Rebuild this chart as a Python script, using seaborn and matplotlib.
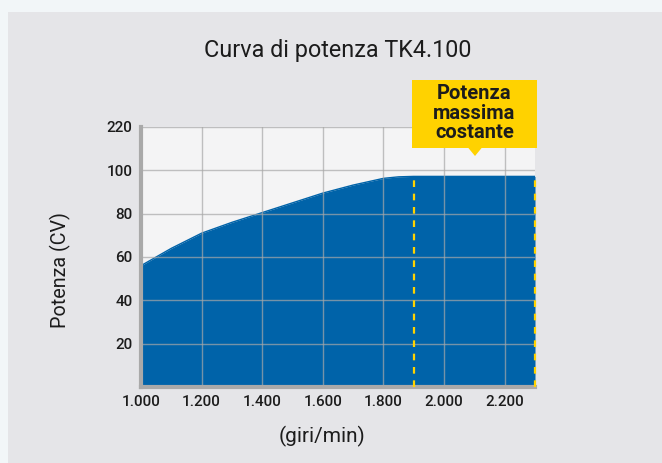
import numpy as np
import pandas as pd
import matplotlib.pyplot as plt
from matplotlib.patches import Rectangle, Polygon
import seaborn as sns

# data
rpm = [1000, 1100, 1200, 1300, 1400, 1500, 1600, 1700, 1800, 1850, 1900, 2000, 2100, 2200, 2300]
power = [56, 64, 71, 76, 80.5, 85, 89.5, 93.2, 96.3, 97.0, 97.2, 97.2, 97.2, 97.2, 97.2]
x_ticks = [1000, 1200, 1400, 1600, 1800, 2000, 2200]
x_labels = ['1.000', '1.200', '1.400', '1.600', '1.800', '2.000', '2.200']
y_ticks = [20, 40, 60, 80, 100, 120]
y_labels = ['20', '40', '60', '80', '100', '220']
const_start = 1900
const_end = 2300

df = pd.DataFrame({'rpm': rpm, 'power': power})

sns.set_style('white')
plt.rcParams['font.family'] = ['Roboto', 'DejaVu Sans']

blue = '#0063a9'
yellow = '#ffd200'
ink = '#1c1c1c'

fig = plt.figure(figsize=(6.62, 4.63), dpi=100)
fig.patch.set_facecolor('#f2f6f8')
# grey panel behind the chart
fig.patches.append(Rectangle((8 / 662, 0), 1, 1 - 12 / 463, transform=fig.transFigure,
                             facecolor='#e5e5e8', edgecolor='none', zorder=-5))

ax = fig.add_axes([141 / 662, 1 - 387 / 463, (535 - 141) / 662, (387 - 127) / 463])
ax.set_facecolor('#f4f4f5')

ax.fill_between(df['rpm'], 0, df['power'], color=blue, zorder=1, linewidth=0)
sns.lineplot(data=df, x='rpm', y='power', color=blue, lw=1, ax=ax, zorder=1)

ax.set_xlim(1000, 2300)
ax.set_ylim(0, 119)
ax.set_xticks(x_ticks)
ax.set_xticklabels(x_labels, fontweight='medium')
ax.set_yticks(y_ticks)
ax.set_yticklabels(y_labels, fontweight='medium')
ax.tick_params(length=0, labelsize=11, colors=ink, pad=6)
ax.grid(True, color='#a8a8a8', alpha=0.7, lw=1)
ax.set_axisbelow(False)
for g in ax.get_xgridlines() + ax.get_ygridlines():
    g.set_zorder(2)

for s in ['top', 'right']:
    ax.spines[s].set_visible(False)
for s in ['left', 'bottom']:
    ax.spines[s].set_color('#a9a9a9')
    ax.spines[s].set_linewidth(3)
    ax.spines[s].set_zorder(3)

# dashed borders of the constant-power zone
for xv in [const_start, const_end]:
    ax.plot([xv, xv], [0, power[-1]], color=yellow, lw=1.6, ls=(0, (3, 3)), zorder=4, clip_on=False)

ax.set_xlabel('(giri/min)', fontsize=15, color=ink)
ax.set_ylabel('Potenza (CV)', fontsize=14.2, color=ink)
ax.xaxis.set_label_coords(0.46, -0.15)
ax.yaxis.set_label_coords(-0.177, 0.45)

fig.text(338 / 662, 1 - 51 / 463, 'Curva di potenza TK4.100', ha='center', va='center',
         fontsize=16.8, color=ink)

# yellow callout box
bx0, bx1, by0, by1 = 412 / 662, 537 / 662, 1 - 148 / 463, 1 - 80 / 463
fig.patches.append(Rectangle((bx0, by0), bx1 - bx0, by1 - by0, transform=fig.transFigure,
                             facecolor=yellow, edgecolor='none', zorder=5))
fig.patches.append(Polygon([(468 / 662, by0 + 0.001), (482 / 662, by0 + 0.001), (475 / 662, 1 - 156 / 463)],
                           closed=True, transform=fig.transFigure, facecolor=yellow,
                           edgecolor='none', zorder=5))
fig.text((bx0 + bx1) / 2, (by0 + by1) / 2 + 0.002, 'Potenza\nmassima\ncostante', ha='center', va='center',
         fontsize=14.5, fontweight='bold', color=ink, linespacing=1.05, zorder=6)

fig.savefig('out.png', dpi=100, facecolor=fig.get_facecolor())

────────────────────────────────────────

▶ [TASK REQUIREMENTS]:
Using the data above, write out every line exactly, leaving the images behind.

▶ [WORKED ANSWER]:
Rebuild this chart as a Python script, using seaborn and matplotlib.
import numpy as np
import pandas as pd
import matplotlib.pyplot as plt
from matplotlib.patches import Rectangle, Polygon
import seaborn as sns

# data
rpm = [1000, 1100, 1200, 1300, 1400, 1500, 1600, 1700, 1800, 1850, 1900, 2000, 2100, 2200, 2300]
power = [56, 64, 71, 76, 80.5, 85, 89.5, 93.2, 96.3, 97.0, 97.2, 97.2, 97.2, 97.2, 97.2]
x_ticks = [1000, 1200, 1400, 1600, 1800, 2000, 2200]
x_labels = ['1.000', '1.200', '1.400', '1.600', '1.800', '2.000', '2.200']
y_ticks = [20, 40, 60, 80, 100, 120]
y_labels = ['20', '40', '60', '80', '100', '220']
const_start = 1900
const_end = 2300

df = pd.DataFrame({'rpm': rpm, 'power': power})

sns.set_style('white')
plt.rcParams['font.family'] = ['Roboto', 'DejaVu Sans']

blue = '#0063a9'
yellow = '#ffd200'
ink = '#1c1c1c'

fig = plt.figure(figsize=(6.62, 4.63), dpi=100)
fig.patch.set_facecolor('#f2f6f8')
# grey panel behind the chart
fig.patches.append(Rectangle((8 / 662, 0), 1, 1 - 12 / 463, transform=fig.transFigure,
                             facecolor='#e5e5e8', edgecolor='none', zorder=-5))

ax = fig.add_axes([141 / 662, 1 - 387 / 463, (535 - 141) / 662, (387 - 127) / 463])
ax.set_facecolor('#f4f4f5')

ax.fill_between(df['rpm'], 0, df['power'], color=blue, zorder=1, linewidth=0)
sns.lineplot(data=df, x='rpm', y='power', color=blue, lw=1, ax=ax, zorder=1)

ax.set_xlim(1000, 2300)
ax.set_ylim(0, 119)
ax.set_xticks(x_ticks)
ax.set_xticklabels(x_labels, fontweight='medium')
ax.set_yticks(y_ticks)
ax.set_yticklabels(y_labels, fontweight='medium')
ax.tick_params(length=0, labelsize=11, colors=ink, pad=6)
ax.grid(True, color='#a8a8a8', alpha=0.7, lw=1)
ax.set_axisbelow(False)
for g in ax.get_xgridlines() + ax.get_ygridlines():
    g.set_zorder(2)

for s in ['top', 'right']:
    ax.spines[s].set_visible(False)
for s in ['left', 'bottom']:
    ax.spines[s].set_color('#a9a9a9')
    ax.spines[s].set_linewidth(3)
    ax.spines[s].set_zorder(3)

# dashed borders of the constant-power zone
for xv in [const_start, const_end]:
    ax.plot([xv, xv], [0, power[-1]], color=yellow, lw=1.6, ls=(0, (3, 3)), zorder=4, clip_on=False)

ax.set_xlabel('(giri/min)', fontsize=15, color=ink)
ax.set_ylabel('Potenza (CV)', fontsize=14.2, color=ink)
ax.xaxis.set_label_coords(0.46, -0.15)
ax.yaxis.set_label_coords(-0.177, 0.45)

fig.text(338 / 662, 1 - 51 / 463, 'Curva di potenza TK4.100', ha='center', va='center',
         fontsize=16.8, color=ink)

# yellow callout box
bx0, bx1, by0, by1 = 412 / 662, 537 / 662, 1 - 148 / 463, 1 - 80 / 463
fig.patches.append(Rectangle((bx0, by0), bx1 - bx0, by1 - by0, transform=fig.transFigure,
                             facecolor=yellow, edgecolor='none', zorder=5))
fig.patches.append(Polygon([(468 / 662, by0 + 0.001), (482 / 662, by0 + 0.001), (475 / 662, 1 - 156 / 463)],
                           closed=True, transform=fig.transFigure, facecolor=yellow,
                           edgecolor='none', zorder=5))
fig.text((bx0 + bx1) / 2, (by0 + by1) / 2 + 0.002, 'Potenza\nmassima\ncostante', ha='center', va='center',
         fontsize=14.5, fontweight='bold', color=ink, linespacing=1.05, zorder=6)

fig.savefig('out.png', dpi=100, facecolor=fig.get_facecolor())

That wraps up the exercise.